Innanzitutto, dobbiamo fare i conti con un’estetica decisamente più curata, complessa ed evoluta rispetto al passato. L’artwork dei precedenti lavori mostrava palesi richiami alla cannabis, irrinunciabile icona dello stoner rock, così come paesaggi desolati e misteriosi, sia onirici che reali. La copertina di Abracamacabra, opera di Francesca Vecchio (fv_illustration), punta invece a condensare in un’unica immagine tutte le sfaccettature della band. Ora il viaggio psichedelico non è un’ostentazione, bensì un suggerimento, o forse, addirittura, una scelta del tipo di mezzo con il quale affrontare l’imminente discesa.
Vengono quindi gli incubi, ricchi di simbologie, e poi c’è l’immancabile capro, il diavolo, che si erge come un guardiano silenzioso e occulto al passaggio che conduce al suo regno infernale. Questo diavolo però non strepita, non inveisce, né minaccia apertamente, tuttavia costringe chiunque passi per la sua soglia ad affrontare il suo sguardo, e così facendo impone a tutti di guardarsi dentro. Inizia in questo modo la discesa nell’abisso.

La formula compositiva che viene presentata in Abracamacabra risulta, parimenti all’estetica, più complessa di quello che appare inizialmente. I riff di Lele (Daniele Mella) sono come una nebbia sonora che avvolge, stordisce e ottunde, mentre batteria (Andrea Ornigotti aka Rex) e basso (Carlo Tomaiuolo aka Jeremy Toma) evocano i rintocchi e tutti i rumori terribili che l’eco porta dagli anfratti più bui e nascosti. In aggiunta a ciò, la gravissima linea vocale di MoMo (Cosimo A. Cinieri), così bassa e rauca da essere quasi growl, trasuda un dolore e rancore talmente vividi da lasciare sgomenti.

L’impatto è quindi decisamente ostico, a tratti persino ostile, comunque sufficiente a giustificare a chiunque l’abbandono del viaggio. Come si distoglie lo sguardo da una visione spiacevole e dolorosa, sarebbe umano tornare sui propri passi e abbandonare l’ascolto, eppure in mezzo a questa nebbia si può udire anche qualcos’altro. Un’eco, un lamento, così struggente e puro da non poter essere ignorato. Un’angoscia talmente intima da farci rendere conto che non è un’emozione esterna, estranea, ma qualcosa che alberga già in noi. Quel Di’Aul, così spaventoso, è parte di noi.

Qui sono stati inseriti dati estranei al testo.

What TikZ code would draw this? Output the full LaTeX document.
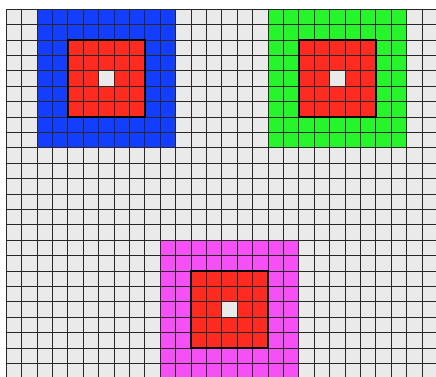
\documentclass[tikz,border=0pt]{standalone}
\definecolor{bgC}{RGB}{234,234,234}
\definecolor{blueC}{RGB}{20,62,255}
\definecolor{greenC}{RGB}{38,245,44}
\definecolor{magC}{RGB}{245,80,245}
\definecolor{redC}{RGB}{255,42,32}
\definecolor{lineC}{RGB}{40,40,40}
\tikzset{
  gridline/.style={draw=lineC, line width=0.9pt},
  redborder/.style={draw=black, line width=2.4pt}
}
\begin{document}
\begin{tikzpicture}[x=1pt,y=-1pt]
\useasboundingbox (0,0) rectangle (436,376);
\clip (0,0) rectangle (436,376);
\fill[white] (0,0) rectangle (436,376);
\begin{scope}[shift={(6.3,9.3)}, x=15.4pt, y=-15.4pt]
  \fill[bgC] (0,0) rectangle (29,24);
  \fill[blueC] (2,0) rectangle (11,9);
  \fill[greenC] (17,0) rectangle (26,9);
  \fill[magC] (10,15) rectangle (19,24);
  \fill[redC] (4,2) rectangle (9,7);
  \fill[redC] (19,2) rectangle (24,7);
  \fill[redC] (12,17) rectangle (17,22);
  \fill[bgC] (6,4) rectangle (7,5);
  \fill[bgC] (21,4) rectangle (22,5);
  \fill[bgC] (14,19) rectangle (15,20);
  \foreach \i in {0,...,28} \draw[gridline] (\i,0) -- (\i,24);
  \foreach \j in {0,...,23} \draw[gridline] (0,\j) -- (29,\j);
  \draw[redborder] (4,2) rectangle (9,7);
  \draw[redborder] (19,2) rectangle (24,7);
  \draw[redborder] (12,17) rectangle (17,22);
\end{scope}
\end{tikzpicture}
\end{document}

La discesa comincia con il primo singolo presentato al pubblico, cioè “Thou Crawl”, e narra la disperazione della perdita dell’amore: l’atmosfera e le emozioni racchiuse nel brano sono ben incorniciate nel video ufficiale girato da Michele Canavari e con la partecipazione di Alice Azzarelli. Viene poi “This Quiet”, che affronta il tema del fallimento e del rimorso, per poi arrivare subito alla title track “Abracamacabra”, la quale può essere definita con due semplici parole: brutalmente onesta. Profughi? Guerra? Il testo ermetico non si lascia svelare facilmente e ogni ascolto necessario a capirlo è una pugnalata sempre più profonda. Proseguendo oltre in questo traumatico viaggio, troviamo lo sgomento di “De Profundis” e la perdita della ragione di “The Losers’ River”, fino alla perdita del controllo nella sua forma più distruttiva, con la potentissima “La Notte Di Valpurga”. Infine, il colpo di grazia, la totale consegna all’oblio di “Time Of No Return”.

Quello dei Di’Aul è uno stoner-doom con forti tracce di sludge nei suoni e funeral nei temi, un’alchimia davvero tanto estrema quanto consapevole di esserlo. Abracamacabra è stato registrato all’Angelo Studio di Garlasco (PV) e mixato da Marco Barusso (Lacuna Coil, Coldplay, Thirty Seconds To Mars, Heavy Metal Kids) al BRX studio di Milano, mentre Marco D’Agostino si è occupato della masterizzazione al 96Khz Studio di Milano.